Zdrowy Skrtel jest mocnym punktem reprezentacji Słowacji. Gra w Turcji, ma niesamowite doświadczenie, przeszłość, a przede wszystkim jakość. Ja nie patrzyłbym nikomu w metryki.

Jest pan zadowolony z pracy Stefana Tarkovicia na stanowisku selekcjonera?
Był asystentem Jana Kozaka, pracował także z Pavlem Hapalem i doskonale zna zawodników. To właściwy człowiek na właściwym miejscu i nie dziwię się, że dostał kredyt zaufania. Nie ma się jednak co oszukiwać, mieliśmy dużo szczęścia w losowaniu baraży, bo Irlandia i Irlandia Północna pasowały stylem gry naszej reprezentacji. My powinniśmy awansować do finałów Euro bezpośrednio, a trzeba było się stresować do końca. Cel został osiągnięty, teraz Tarković potrzebuje spokoju. Na pewno nie pojedziemy na turniej finałowy jako faworyt, lecz paradoksalnie to może nam pomóc.

Rozmawiając z panem, nie da się nie zauważyć, że czuje pan sentyment do Polski.
Gdy przenosiłem się do AS Saint-Etienne, w lokalnej gazecie podpisano zdjęcie – Lubomir Moravcik z Polski. We Francji trzymałem się z Piotrem Świerczewskim. Nauczył mnie waszego języka, a przy okazji podłapał słowacki. Z Piotrusiem było zawsze wesoło, szatnia pękała ze śmiechu, tworzył kapitalną atmosferę. Zaskoczył mnie, że wziął się za MMA. Nie dostałem zaproszenia na jego walki, może z powodu pandemii? Czekam na telefon od niego, w końcu jest młodszy od słowackiego przyjaciela. W Duisburgu cztery miesiące grałem z Tomaszem Hajto, też wesoły gość. Polacy to w ogóle pozytywna nacja, rozumiem waszą mentalność. A we Francji poznałem się między innymi z Romkiem Koseckim i Jackiem Zioberem.

Nie miał pan nigdy propozycji z polskiego klubu?
Gdy skończyłem przygodę z Celtikiem Glasgow w wieku 37 lat, polskie kluby się mną nie interesowały.
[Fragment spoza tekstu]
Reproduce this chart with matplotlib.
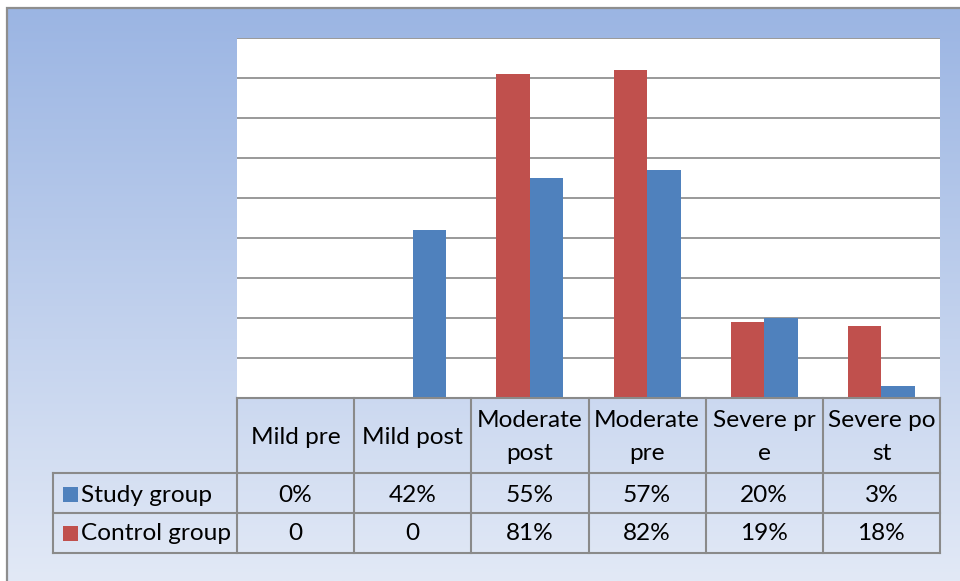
import numpy as np
import matplotlib
matplotlib.use("Agg")
import matplotlib.pyplot as plt
from matplotlib.patches import Rectangle
from matplotlib.transforms import blended_transform_factory

# Data
categories = ["Mild pre", "Mild post", "Moderate\npost", "Moderate\npre", "Severe pr\ne", "Severe po\nst"]
study_vals = [0, 42, 55, 57, 20, 3]
control_vals = [0, 0, 81, 82, 19, 18]
study_labels = ["0%", "42%", "55%", "57%", "20%", "3%"]
control_labels = ["0", "0", "81%", "82%", "19%", "18%"]
series_names = ["Study group", "Control group"]

BLUE = "#4F81BD"
RED = "#C0504D"
GRID = "#878787"
LINE = "#8A8A8A"
plt.rcParams['font.family'] = ['Lato', 'DejaVu Sans']

W, H = 960, 581
fig = plt.figure(figsize=(W / 100, H / 100), dpi=100)
fig.patch.set_facecolor("white")

def fx(px):
    return px / W

def fy(py):
    return 1 - py / H

# gradient background inside outer frame
bg = fig.add_axes([fx(7), 0, 1 - fx(7), fy(8)])
grad = np.linspace(0, 1, 256)[:, None]
top = np.array([0x9B, 0xB5, 0xE3]) / 255
bot = np.array([0xE2, 0xE9, 0xF6]) / 255
img = top[None, None, :] * (1 - grad[..., None]) + bot[None, None, :] * grad[..., None]
bg.imshow(img, aspect="auto", extent=[0, 1, 0, 1])
bg.set_axis_off()
fig.add_artist(Rectangle((fx(7), -0.1), 1.2, fy(8) + 0.1, transform=fig.transFigure,
                         fill=False, edgecolor="#8E8E8E", linewidth=1.6))

# plot area
ax = fig.add_axes([fx(237), fy(398), fx(940) - fx(237), fy(38) - fy(398)])
ax.set_facecolor("white")
x = np.arange(len(categories))
w = 0.286
ax.bar(x - w / 2, control_vals, width=w, color=RED, zorder=3)
ax.bar(x + w / 2, study_vals, width=w, color=BLUE, zorder=3)
ax.set_xlim(-0.5, len(categories) - 0.5)
ax.set_ylim(0, 90)
for g in range(0, 91, 10):
    ax.axhline(g, color=GRID, linewidth=1.2, zorder=1)
for s in ax.spines.values():
    s.set_visible(False)
ax.set_xticks([])
ax.set_yticks([])

# data table under the plot
tr = blended_transform_factory(ax.transData, ax.transAxes)

def ay(py):
    return (398 - py) / 360

left_x = -0.5 - (237 - 53) / (703 / 6)
right_x = len(categories) - 0.5
rows_y = [398, 473, 513, 553]
lk = dict(color=LINE, linewidth=1.5, clip_on=False, transform=tr, zorder=5)

# horizontal lines
ax.plot([-0.5, right_x], [ay(398)] * 2, **lk)
for py in rows_y[1:]:
    ax.plot([left_x, right_x], [ay(py)] * 2, **lk)
# vertical lines
ax.plot([left_x, left_x], [ay(473), ay(553)], **lk)
for i in range(len(categories) + 1):
    ax.plot([i - 0.5] * 2, [ay(398), ay(553)], **lk)

fs = 17.6
for i, c in enumerate(categories):
    ax.text(i, ay(437), c, ha="center", va="center", fontsize=fs, linespacing=1.72,
            transform=tr, clip_on=False)
    ax.text(i, ay(495), study_labels[i], ha="center", va="center", fontsize=fs,
            transform=tr, clip_on=False)
    ax.text(i, ay(534), control_labels[i], ha="center", va="center", fontsize=fs,
            transform=tr, clip_on=False)

# legend keys in row headers
for name, col, py in [(series_names[0], BLUE, 494), (series_names[1], RED, 533)]:
    fig.add_artist(Rectangle((fx(63), fy(py + 7.5)), fx(15), 15 / H, transform=fig.transFigure,
                             facecolor=col, edgecolor="none"))
    fig.text(fx(81), fy(py + 1), name, ha="left", va="center", fontsize=fs)

fig.savefig("out.png", dpi=100)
Trafiłem do Japonii. Nie miałem powodów do narzekania, jestem zadowolony z kariery. Sporo przeżyłem, poznałem wielu wspaniałych ludzi i dawałem radość sobie i kibicom.

Pamiętają o panu w Celtiku?
Pewnie. Przez czas COVID-19 nie odwiedzałem Glasgow, ale mam nadzieję, że gdy się to skończy, nadrobię zaległości. Póki co spędzam czas z najbliższymi w domu, nie ryzykujemy. Nie będę oszukiwał, boję się koronawirusa. Na szczęście miałem negatywny wynik testu i cieszę się wraz z rodziną zdrowiem. Żyjemy spokojnie w Nitrze i stąd pilnuję swoich biznesów. Czas spędzony z Celtiku wspominam szalenie miło. Wtedy jeszcze finansowo klub z Glasgow mógł konkurować z zespołami z Anglii, teraz dzieli go od nich przepaść. Derbów z Rangersami nigdy nie wymażę z pamięci, były niesamowite. Czułem się w Glasgow rewelacyjnie. Szkoci kochają futbol, ekscytują się nim, spotykają się notorycznie w pubach, gdzie wszystko dogłębnie analizują. Pierwsze trzy lata w Celtiku były dla mnie wspaniałe, a na pewno w wejściu do zespołu pomógł mi Josef Venglos. Słowacki szkoleniowiec postawił na rodaka i osiągnąłem wysoki poziom.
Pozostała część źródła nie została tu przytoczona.